Your volunteers are essential to your brand’s success
For most Nonprofit Organizations and their Directors, resources always seem scarce. Regardless of your size or budget, there never seems to be enough hands on deck to keep things running at optimum efficiency. And since the budget is always tight and there’s a constant reliance on donor support, everyone tends to wear many hats at one time just to keep all the bases covered. And obviously, hiring additional staff isn’t always an option. For all of those reasons, hardly any Nonprofit Organizations could operate without the assistance of volunteers.
Volunteers offer your business a much-needed layer of additional support from a population that actually wants to be present. These are enthusiastic members of the community who want you to succeed — offering time, heart, and muscle to fulfill delegated tasks. So how do you cultivate and maintain an effective, savvy team? Here are 5 Tips for Creating Better Volunteers:
1. Recruit Right
Recruit your volunteers the same way you’d recruit paid staff. Set standards for the type of people who will represent you best and create an “ideal volunteer abstract” to outline expectations. This will serve as an internal document to which you can refer again and again, but it can also be converted into a job description and recruitment tool. Be realistic about the time commitments you’re expecting and the roles your volunteers will play. Most importantly, tell them what they’ll be getting out of it. Give them a reason to come aboard. It’s all about communicating an honest description so they can easily identify whether or not they align with your mission.
2. Know Their Intentions
There are several different kinds of volunteers:
- Those looking to build a resume.
- Those looking to fulfill a community service obligation.

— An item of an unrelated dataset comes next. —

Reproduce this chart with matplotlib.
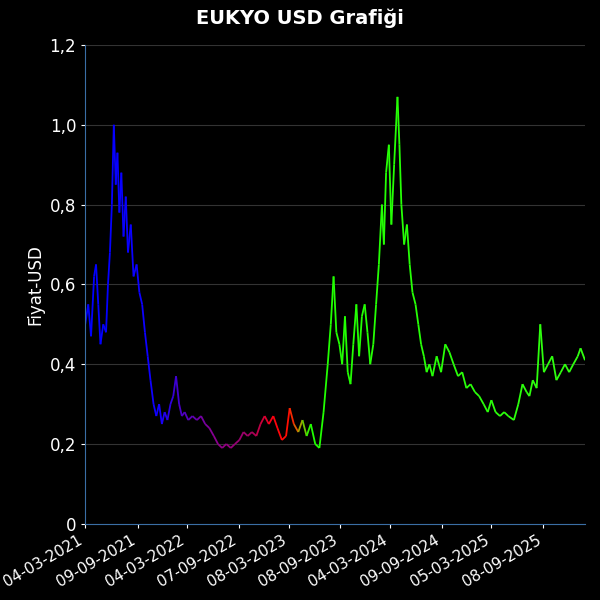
import matplotlib
matplotlib.use("Agg")
import matplotlib.pyplot as plt
import matplotlib.dates as mdates
from matplotlib.collections import LineCollection
from matplotlib.colors import LinearSegmentedColormap
import numpy as np
import pandas as pd

dates = ["2021-03-04","2021-03-15","2021-03-25","2021-04-05","2021-04-12","2021-04-20","2021-04-28","2021-05-08",
 "2021-05-18","2021-05-25","2021-06-01","2021-06-08","2021-06-15","2021-06-22","2021-06-28","2021-07-05",
 "2021-07-12","2021-07-20","2021-07-28","2021-08-05","2021-08-15","2021-08-25","2021-09-05","2021-09-15",
 "2021-09-25","2021-10-05","2021-10-15","2021-10-25","2021-11-05","2021-11-15","2021-11-25","2021-12-05",
 "2021-12-15","2021-12-25","2022-01-05","2022-01-15","2022-01-25","2022-02-05","2022-02-15","2022-02-25",
 "2022-03-10","2022-03-25","2022-04-10","2022-04-25","2022-05-10","2022-05-25","2022-06-10","2022-06-25",
 "2022-07-10","2022-07-25","2022-08-10","2022-08-25","2022-09-10","2022-09-25","2022-10-10","2022-10-25",
 "2022-11-10","2022-11-25","2022-12-10","2022-12-25","2023-01-10","2023-01-25","2023-02-10","2023-02-25",
 "2023-03-10","2023-03-25","2023-04-10","2023-04-25","2023-05-10","2023-05-25","2023-06-10","2023-06-25",
 "2023-07-10","2023-07-25","2023-08-05","2023-08-15","2023-08-25","2023-09-05","2023-09-15","2023-09-25",
 "2023-10-05","2023-10-15","2023-10-25","2023-11-05","2023-11-15","2023-11-25","2023-12-05","2023-12-15",
 "2023-12-25","2024-01-05","2024-01-15","2024-01-25","2024-02-05","2024-02-12","2024-02-20","2024-03-01",
 "2024-03-10","2024-03-20","2024-04-01","2024-04-08","2024-04-15","2024-04-25","2024-05-05","2024-05-15",
 "2024-05-25","2024-06-05","2024-06-15","2024-06-25","2024-07-05","2024-07-15","2024-07-25","2024-08-05",
 "2024-08-20","2024-09-05","2024-09-20","2024-10-05","2024-10-20","2024-11-05","2024-11-20","2024-12-05",
 "2024-12-20","2025-01-05","2025-01-20","2025-02-05","2025-02-20","2025-03-05","2025-03-20","2025-04-05",
 "2025-04-20","2025-05-05","2025-05-25","2025-06-10","2025-06-25","2025-07-10","2025-07-20","2025-08-01",
 "2025-08-15","2025-08-28","2025-09-10","2025-09-25","2025-10-10","2025-10-25","2025-11-10","2025-11-25",
 "2025-12-10","2025-12-25","2026-01-10","2026-01-20","2026-02-05"]
values = [0.50,0.55,0.47,0.62,0.65,0.55,0.45,0.50,
 0.48,0.60,0.68,0.80,1.00,0.85,0.93,0.78,
 0.88,0.72,0.82,0.68,0.75,0.62,0.65,0.58,
 0.55,0.48,0.42,0.36,0.30,0.27,0.30,0.25,
 0.28,0.26,0.30,0.32,0.37,0.30,0.27,0.28,
 0.26,0.27,0.26,0.27,0.25,0.24,0.22,0.20,
 0.19,0.20,0.19,0.20,0.21,0.23,0.22,0.23,
 0.22,0.25,0.27,0.25,0.27,0.24,0.21,0.22,
 0.29,0.25,0.23,0.26,0.22,0.25,0.20,0.19,
 0.28,0.40,0.50,0.62,0.48,0.45,0.40,0.52,
 0.38,0.35,0.45,0.55,0.42,0.52,0.55,0.48,
 0.40,0.45,0.55,0.65,0.80,0.70,0.88,0.95,
 0.75,0.90,1.07,0.95,0.80,0.70,0.75,0.65,
 0.58,0.55,0.50,0.45,0.42,0.38,0.40,0.37,
 0.42,0.38,0.45,0.43,0.40,0.37,0.38,0.34,
 0.35,0.33,0.32,0.30,0.28,0.31,0.28,0.27,
 0.28,0.27,0.26,0.30,0.35,0.33,0.32,0.36,
 0.34,0.50,0.38,0.40,0.42,0.36,0.38,0.40,
 0.38,0.40,0.42,0.44,0.41]

x = mdates.date2num(pd.to_datetime(dates))
vals = np.array(values)
pts = np.column_stack([x, vals])
segs = np.stack([pts[:-1], pts[1:]], axis=1)

def frac(d):
    return (mdates.date2num(pd.Timestamp(d)) - x[0]) / (x[-1] - x[0])

cmap = LinearSegmentedColormap.from_list("c", [
    (0, "#0000ff"), (frac("2021-11-15"), "#1000ff"), (frac("2022-02-15"), "#5000c0"),
    (frac("2022-06-01"), "#8a0090"), (frac("2022-10-15"), "#a00060"), (frac("2023-01-01"), "#ff0010"),
    (frac("2023-03-01"), "#ff1000"), (frac("2023-04-01"), "#d08000"), (frac("2023-05-15"), "#20ff00"),
    (1, "#30ff10")])
t = (x[:-1] - x[0]) / (x[-1] - x[0])

fig = plt.figure(figsize=(6, 6), dpi=100, facecolor="black")
ax = fig.add_axes([0.142, 0.127, 0.833, 0.798], facecolor="black")
ax.add_collection(LineCollection(segs, colors=cmap(t), linewidth=1.3))
ax.set_xlim(x[0], x[-1])
ax.set_ylim(0, 1.2)
ax.set_yticks(np.arange(0, 1.21, 0.2))
ax.set_yticklabels(["0", "0,2", "0,4", "0,6", "0,8", "1,0", "1,2"], color="white", fontsize=12)
ticks = ["04-03-2021","09-09-2021","04-03-2022","07-09-2022","08-03-2023","08-09-2023",
         "04-03-2024","09-09-2024","05-03-2025","08-09-2025"]
ax.set_xticks([mdates.date2num(pd.to_datetime(s, format="%d-%m-%Y")) for s in ticks])
ax.set_xticklabels(ticks, rotation=30, ha="right", color="white", fontsize=11)
ax.grid(axis="y", color="#333333", linewidth=0.8)
for s in ["top", "right"]:
    ax.spines[s].set_visible(False)
ax.spines["left"].set_color("#3a6ea5")
ax.spines["bottom"].set_color("#3a6ea5")
ax.tick_params(colors="white", length=3)
ax.set_ylabel("Fiyat-USD", color="white", fontsize=12)
fig.suptitle("EUKYO USD Grafiği", color="white", fontsize=14, fontweight="bold", y=0.985)
fig.savefig("out.png", facecolor="black")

- Those looking to do something fulfilling with his/her time.
- Those looking to make friends and build his/her social circle.
- Those who deeply connect with your mission and want to serve you.
It’s nearly impossible to know exactly why each person is there, and it’s unfair to assume anyone’s intentions. But each one of your volunteer subgroups is going to have different needs and speak a different language. They’re all invested in your organization for a number of reasons, so figure out what they know and teach them what they need to know.
3. Communicate Value
At one time or another, we’ve discussed addressing specific segments of your audience — stakeholders, physicians, donors, patients, the people you’re benefiting, your community, the media — but your volunteers are another key segment you can’t ignore. There’s a system of messaging you have to develop just for them — talking in a language that will resonate and influence them to act. Speak to your volunteers like they are paid, hired members of your team — encouraging them to take ownership in their own stakes in your success. Because once they’ve joined you, they do have a stake.
4. Bring Them In Closer
Most volunteers have no idea what they should be doing at any given time. That’s not an insult, it’s just the reality that comes from having a group of people with abstract rolls. So it’s your responsibility to keep them accurately informed and focused on completing consecutive goals. Your volunteers need to truly believe in what you’re doing and disseminate information in a way that communicates a compelling mission. Because the success of your organization depends on buy-in from the public, but you can’t establish that without buy-in from within. And the best way to benefit from your volunteers is to integrate them into your brand. Bring them in a little closer and empower them to take up a torch on your behalf.
5. Arm Them With Information
Volunteers are already on your side, so it’s just a matter of giving them the right tools and training. So that’s exactly what you should do. Facilitate message training and media relations tactics. Teach them how to use social media to advocate for the organization and attract more supporters — maximizing their social media usage for the good of the organization. Present them with fundraising tools like presentations, pledge cards, and marketing materials. Make them extensions of the brand, armed with the right messages.
Volunteers can help you handle the day-to-day details of publicity and fundraising while you and your board focus on big-picture objectives. Because your organization needs a multi-dimensional approach to success with the help of leaders and men and women who just want to help.